There are multiple perspectives on ‘growth’. We are at a point wherein the number of perspectives have outgrown their practicability and their ability to truly have a meaningful impact on a brand.
The intention of this piece is not to add to these growing list but to make sense of growth as an ever evolving dynamic for brand success. To understand growth, we need to accept a universal truth — growth stands for different things at different stages of brand evolution. But the overarching objective is to build a consumer base, and at the same time holding on to the existing ones.
The conundrum that every brand builder faces is how to define growth when the overarching objective is the same? The solution to this conundrum is infusing growth as a principle into different brand building objectives. You can have growth infused into building awareness, creating preference, generating trials, triggering repeat purchase and creating a pool of loyalists. By doing so, you can create a different kind of consumer for your brand at different stages:
- Growth in awareness — An ‘early stage’ consumer base requiring more education / knowledge
- Growth in preference — A ‘mid stage’ consumer base requiring a trigger to make the jump
- Growth in trial — A ‘late mid stage’ consumer base expecting excellent brand performance
- Growth in repeat purchase — A ‘late stage’ consumer base requiring validation of their choice
- Growth in loyalists — A ‘late late stage’ consumer base requiring brand versatility (for their evolving set of needs)
At the end of the day you are expecting a consumer to start at the first level (awareness) and end up at the last level (loyalists). But at every stage, a brand is going to lose a substantial chunk of them due to more efficient growth strategies employed by its competitors (from both within and outside its market segment).
Let’s now attempt to translate the different growth principles at different stages of the brand evolution process into tangible elements.
- Growth in awareness — Achieved through growth in two dimensions of a brand’s communication strategy — Media selection and efficiency
- Growth in preference — Achieved through growth in two dimensions of a brand’s positioning — Relevance and differentiation
- Growth in trial — Achieved through growth in two dimensions of a brand’s marketing strategy — Distribution (availability) and an attractive value-for-money equation
- Growth in repeat purchase — Achieved through growth in two dimensions of a brand’s performance — Sustained performance through innovation or widening product applications and a superior (2nd stage) value-for-money equation
- Growth in loyalists — Achieved through growth in a singular dimension of a brand’s essence — Ability to successfully fulfil higher order emotional needs
Let’s not get confused with the outcome of growth, which always has and will be an increasing consumer base. Without this a brand cannot survive. This is true for a big mass market brand to a small, highly niche, specialised brand. The challenge and the beauty is identifying and defining growth principles at different stages of the brand building process.

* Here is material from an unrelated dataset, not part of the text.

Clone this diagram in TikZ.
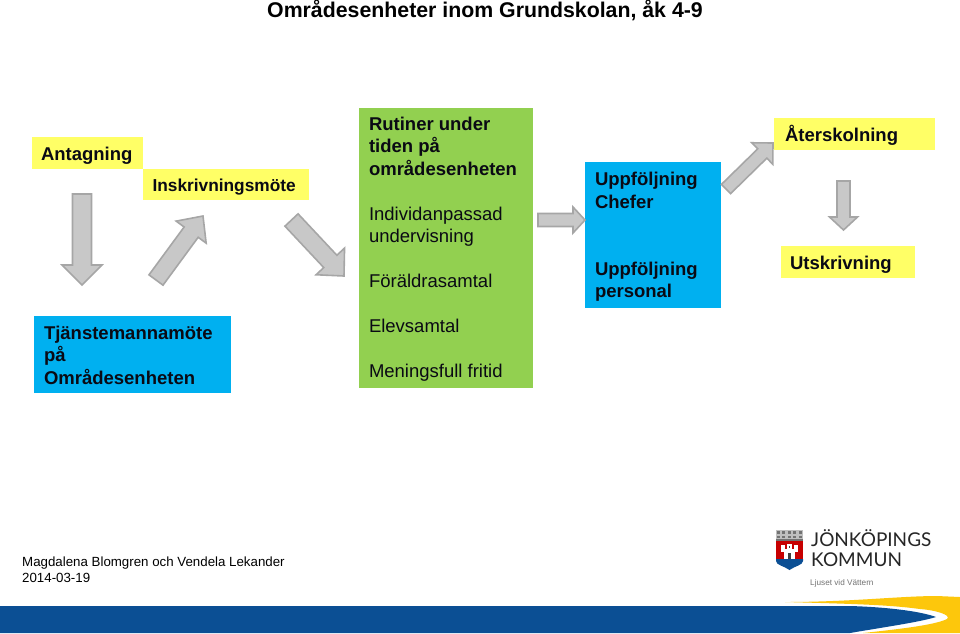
\documentclass[tikz,border=0pt]{standalone}
\usepackage{fontspec}
\setmainfont{Liberation Sans}
\newfontfamily\logofont{Lato}
\usetikzlibrary{calc}
\definecolor{boxyellow}{HTML}{FFFF66}
\definecolor{boxblue}{HTML}{00B0F0}
\definecolor{boxgreen}{HTML}{92D050}
\definecolor{bandblue}{HTML}{0B4F94}
\definecolor{swoosh}{HTML}{FDC70C}
\definecolor{arrowfill}{HTML}{C8C8C8}
\definecolor{arrowline}{HTML}{A6A6A6}
\definecolor{inktext}{HTML}{0A0A14}
\tikzset{
  lab/.style={anchor=base west,inner sep=0pt,outer sep=0pt,text=inktext,font=\fontsize{18.5}{22.5}\selectfont\bfseries},
  reglab/.style={lab,font=\fontsize{18.5}{22.5}\selectfont},
  footlab/.style={anchor=base west,inner sep=0pt,text=black,font=\fontsize{13.3}{16}\selectfont},
  blockst/.style={draw=arrowline,fill=arrowfill,line width=1.6pt,line join=miter},
}
\newcommand{\blockarrow}[5]{%
  \draw[blockst]
    ($(#1)!#3pt!90:(#2)$) --
    ($($(#2)!#5pt!(#1)$)!#3pt!90:(#2)$) --
    ($($(#2)!#5pt!(#1)$)!#4pt!90:(#2)$) --
    (#2) --
    ($($(#2)!#5pt!(#1)$)!#4pt!-90:(#2)$) --
    ($($(#2)!#5pt!(#1)$)!#3pt!-90:(#2)$) --
    ($(#1)!#3pt!-90:(#2)$) -- cycle;
}
\newcommand{\boxat}[6]{% name, colour, x0,y0,x1,y1
  \fill[#2] (#3,#4) rectangle (#5,#6);
  \coordinate (#1) at (#3,#4);
}
\begin{document}
\begin{tikzpicture}[x=1pt,y=-1pt]
\useasboundingbox (0,0) rectangle (960,633);
\fill[white] (0,0) rectangle (960,633);
% boxes
\boxat{antag}{boxyellow}{32}{137}{143}{169}
\boxat{inskr}{boxyellow}{143}{169}{309}{200}
\boxat{tjan}{boxblue}{34}{316}{231}{393}
\boxat{rutin}{boxgreen}{359}{108}{533}{388}
\boxat{uppf}{boxblue}{585}{162}{721}{308}
\boxat{ater}{boxyellow}{774}{118}{935}{150}
\boxat{utsk}{boxyellow}{781}{246}{915}{278}
% title
\node[anchor=base west,inner sep=0pt,text=black,font=\fontsize{21.3}{26}\selectfont\bfseries] (title) at (267,17) {Områdesenheter inom Grundskolan, åk 4-9};
% labels
\node[lab] (l1) at (41,160) {Antagning};
\node[lab,font=\fontsize{17.3}{20}\selectfont\bfseries] (l2) at (152.5,191) {Inskrivningsmöte};
\node[lab] (l3) at (44,339) {Tjänstemannamöte};
\node[lab] (l4) at (44,361.5) {på};
\node[lab] (l5) at (44,384) {Områdesenheten};
\node[lab] (g1) at (369,130) {Rutiner under};
\node[lab] (g2) at (369,152.5) {tiden på};
\node[lab] (g3) at (369,175) {områdesenheten};
\node[reglab] (g4) at (369,220) {Individanpassad};
\node[reglab] (g5) at (369,242.5) {undervisning};
\node[reglab] (g6) at (369,287.5) {Föräldrasamtal};
\node[reglab] (g7) at (369,332) {Elevsamtal};
\node[reglab] (g8) at (369,377) {Meningsfull fritid};
\node[lab] (u1) at (595,185) {Uppföljning};
\node[lab] (u2) at (595,208) {Chefer};
\node[lab] (u3) at (595,275) {Uppföljning};
\node[lab] (u4) at (595,297.5) {personal};
\node[lab] (a1) at (785,141) {Återskolning};
\node[lab] (a2) at (790,269) {Utskrivning};
% arrows
\coordinate (t1) at (82,194);   \coordinate (h1) at (82,285);
\coordinate (t2) at (156,280);  \coordinate (h2) at (203,216);
\coordinate (t3) at (291.5,220);\coordinate (h3) at (344,276);
\coordinate (t4) at (538,220);  \coordinate (h4) at (585,220);
\coordinate (t5) at (726,189);  \coordinate (h5) at (773,143);
\coordinate (t6) at (843.5,181);\coordinate (h6) at (843.5,230);
\blockarrow{t1}{h1}{9.5}{20}{20}
\blockarrow{t2}{h2}{8.7}{18.6}{20}
\blockarrow{t3}{h3}{9}{19.5}{20}
\blockarrow{t4}{h4}{6.5}{13}{12}
\blockarrow{t5}{h5}{6.5}{15}{15}
\blockarrow{t6}{h6}{6.5}{14}{13}
% footer text
\node[footlab] (f1) at (22,566) {Magdalena Blomgren och Vendela Lekander};
\node[footlab] (f2) at (22,582) {2014-03-19};
% band
\fill[bandblue] (0,606) -- (850,606) .. controls (885,607) and (920,611) .. (936,617)
  .. controls (920,622) and (885,627) .. (850,633) -- (0,633) -- cycle;
\fill[swoosh] (785,602) .. controls (850,602) and (900,596) .. (937,596) -- (960,597) -- (960,633) -- (863,633)
  .. controls (900,629) and (935,625) .. (947,619) .. controls (952,615) and (935,610) .. (920,609) .. controls (890,605) and (860,604) .. (785,602) -- cycle;
% logo: crown
\fill[black!25] (776,530) rectangle (803,541);
\foreach \cx in {778,783.5,789,794.5,800}{
  \fill[black!55] (\cx-1.5,531) rectangle (\cx+1.5,533.5);
  \fill[black!55] (\cx-1.5,535.5) rectangle (\cx+1.5,538);
}
\fill[black!55] (776,539) rectangle (803,541);
% logo: shield
\fill[red!78!black] (776,541) -- (803,541) -- (803,561) -- (776,561) -- cycle;
\fill[bandblue] (776,559) -- (803,559) -- (803,561) .. controls (803,565) and (795,566) .. (789.5,570) .. controls (784,566) and (776,565) .. (776,561) -- cycle;
\fill[white] (784,549) rectangle (795,559);
\fill[white] (781,545) rectangle (785,552);
\fill[white] (794,545) rectangle (798,552);
\fill[white] (787,544) rectangle (792,549);
\fill[black!75] (788,553) rectangle (791,559);
\fill[black!75] (788.7,546) rectangle (790.3,548);
% logo: text
\node[anchor=base west,inner sep=0pt,text=black!85,font=\logofont\fontsize{19}{22}\selectfont] (k1) at (811,546.5) {JÖNKÖPINGS};
\node[anchor=base west,inner sep=0pt,text=black!85,font=\logofont\fontsize{19}{22}\selectfont] (k2) at (811,566) {KOMMUN};
\node[anchor=base west,inner sep=0pt,text=black!55,font=\fontsize{8.2}{10}\selectfont] (k3) at (810,585.5) {Ljuset vid Vättern};
\end{tikzpicture}
\end{document}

If we just take one stage and explore it in a bit of depth, it leads to some fascinating insights. If growth in media selection and efficiency is a fundamental principle driving awareness, then a brand builder is presented with a wide and bewildering array of choices. The type and number of media channels selected will be driven by consumer tastes, which intrinsically ties it to a dynamic that is beyond the brand. Consumption of digital media was not triggered by a brand, but digital brand advertising is an outcome of digital media consumption. As we cannot game the stock market out of its underlying need for efficiency, we also cannot game digital media consumption to become subservient to a brand’s strategy.
The arguments to achieve media efficiency center around ROI, wherein the truth lies in selection. An efficient media selection strategy will eventually lead to efficiency in media spends. The more the efficiency grows, the closer the brand is to the prospective consumer’s media habits patterns. The avenues through which a brand builder can achieve growth in efficiency is countless (varied permutations and combinations). But the end objective should always remain growth, which requires patience (and possibly the subject of a separate article).
If a brand builder focuses on achieving the optimum avenues of growth at different stages of building a brand, then the somewhat pointless debate on what defines ‘growth’ for a brand should cease. The idea is to grow the effectiveness of the strategies employed at different stages, rather than focusing on the endpoint, which is always the consumer.